Aim of the task: Read the data and repeat all of it exactly.

Raw data:
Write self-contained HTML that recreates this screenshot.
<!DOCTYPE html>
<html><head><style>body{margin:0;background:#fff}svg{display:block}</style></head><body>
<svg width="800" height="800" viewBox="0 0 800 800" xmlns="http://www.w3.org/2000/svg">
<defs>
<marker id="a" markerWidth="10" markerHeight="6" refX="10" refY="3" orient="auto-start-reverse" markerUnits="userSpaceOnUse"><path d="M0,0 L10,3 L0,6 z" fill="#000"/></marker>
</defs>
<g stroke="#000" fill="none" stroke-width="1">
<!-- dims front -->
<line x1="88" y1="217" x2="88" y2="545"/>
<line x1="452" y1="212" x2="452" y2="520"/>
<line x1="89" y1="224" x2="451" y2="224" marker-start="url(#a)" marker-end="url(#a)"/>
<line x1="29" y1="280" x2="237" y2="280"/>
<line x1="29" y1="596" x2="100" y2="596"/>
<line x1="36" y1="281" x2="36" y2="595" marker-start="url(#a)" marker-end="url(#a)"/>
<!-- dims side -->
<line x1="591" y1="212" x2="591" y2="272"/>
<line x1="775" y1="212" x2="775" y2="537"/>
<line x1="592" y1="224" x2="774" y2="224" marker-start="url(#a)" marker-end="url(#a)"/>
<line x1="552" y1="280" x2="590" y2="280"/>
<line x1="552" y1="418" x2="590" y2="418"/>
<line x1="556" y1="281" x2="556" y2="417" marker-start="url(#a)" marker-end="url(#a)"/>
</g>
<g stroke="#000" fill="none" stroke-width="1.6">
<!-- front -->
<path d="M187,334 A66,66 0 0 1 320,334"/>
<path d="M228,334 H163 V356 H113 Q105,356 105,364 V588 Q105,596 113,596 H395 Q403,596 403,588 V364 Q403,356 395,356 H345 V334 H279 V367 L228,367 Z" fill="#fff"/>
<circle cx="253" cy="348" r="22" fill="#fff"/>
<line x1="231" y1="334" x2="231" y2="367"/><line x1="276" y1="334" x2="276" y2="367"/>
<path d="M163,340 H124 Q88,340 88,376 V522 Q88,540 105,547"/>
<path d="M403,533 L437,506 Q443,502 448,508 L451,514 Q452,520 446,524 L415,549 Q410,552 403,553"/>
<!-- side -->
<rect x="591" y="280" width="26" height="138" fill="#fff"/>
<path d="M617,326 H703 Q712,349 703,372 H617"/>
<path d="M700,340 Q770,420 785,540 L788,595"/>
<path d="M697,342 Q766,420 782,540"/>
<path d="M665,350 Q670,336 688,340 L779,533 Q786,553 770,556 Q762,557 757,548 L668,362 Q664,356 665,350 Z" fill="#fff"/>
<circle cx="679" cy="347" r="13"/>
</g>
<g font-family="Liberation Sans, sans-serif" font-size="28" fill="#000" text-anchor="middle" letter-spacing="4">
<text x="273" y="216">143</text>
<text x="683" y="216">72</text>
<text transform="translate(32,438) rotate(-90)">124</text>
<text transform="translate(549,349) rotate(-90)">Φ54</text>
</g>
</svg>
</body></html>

Solution to this exercise:
Write self-contained HTML that recreates this screenshot.
<!DOCTYPE html>
<html><head><style>body{margin:0;background:#fff}svg{display:block}</style></head><body>
<svg width="800" height="800" viewBox="0 0 800 800" xmlns="http://www.w3.org/2000/svg">
<defs>
<marker id="a" markerWidth="10" markerHeight="6" refX="10" refY="3" orient="auto-start-reverse" markerUnits="userSpaceOnUse"><path d="M0,0 L10,3 L0,6 z" fill="#000"/></marker>
</defs>
<g stroke="#000" fill="none" stroke-width="1">
<!-- dims front -->
<line x1="88" y1="217" x2="88" y2="545"/>
<line x1="452" y1="212" x2="452" y2="520"/>
<line x1="89" y1="224" x2="451" y2="224" marker-start="url(#a)" marker-end="url(#a)"/>
<line x1="29" y1="280" x2="237" y2="280"/>
<line x1="29" y1="596" x2="100" y2="596"/>
<line x1="36" y1="281" x2="36" y2="595" marker-start="url(#a)" marker-end="url(#a)"/>
<!-- dims side -->
<line x1="591" y1="212" x2="591" y2="272"/>
<line x1="775" y1="212" x2="775" y2="537"/>
<line x1="592" y1="224" x2="774" y2="224" marker-start="url(#a)" marker-end="url(#a)"/>
<line x1="552" y1="280" x2="590" y2="280"/>
<line x1="552" y1="418" x2="590" y2="418"/>
<line x1="556" y1="281" x2="556" y2="417" marker-start="url(#a)" marker-end="url(#a)"/>
</g>
<g stroke="#000" fill="none" stroke-width="1.6">
<!-- front -->
<path d="M187,334 A66,66 0 0 1 320,334"/>
<path d="M228,334 H163 V356 H113 Q105,356 105,364 V588 Q105,596 113,596 H395 Q403,596 403,588 V364 Q403,356 395,356 H345 V334 H279 V367 L228,367 Z" fill="#fff"/>
<circle cx="253" cy="348" r="22" fill="#fff"/>
<line x1="231" y1="334" x2="231" y2="367"/><line x1="276" y1="334" x2="276" y2="367"/>
<path d="M163,340 H124 Q88,340 88,376 V522 Q88,540 105,547"/>
<path d="M403,533 L437,506 Q443,502 448,508 L451,514 Q452,520 446,524 L415,549 Q410,552 403,553"/>
<!-- side -->
<rect x="591" y="280" width="26" height="138" fill="#fff"/>
<path d="M617,326 H703 Q712,349 703,372 H617"/>
<path d="M700,340 Q770,420 785,540 L788,595"/>
<path d="M697,342 Q766,420 782,540"/>
<path d="M665,350 Q670,336 688,340 L779,533 Q786,553 770,556 Q762,557 757,548 L668,362 Q664,356 665,350 Z" fill="#fff"/>
<circle cx="679" cy="347" r="13"/>
</g>
<g font-family="Liberation Sans, sans-serif" font-size="28" fill="#000" text-anchor="middle" letter-spacing="4">
<text x="273" y="216">143</text>
<text x="683" y="216">72</text>
<text transform="translate(32,438) rotate(-90)">124</text>
<text transform="translate(549,349) rotate(-90)">Φ54</text>
</g>
</svg>
</body></html>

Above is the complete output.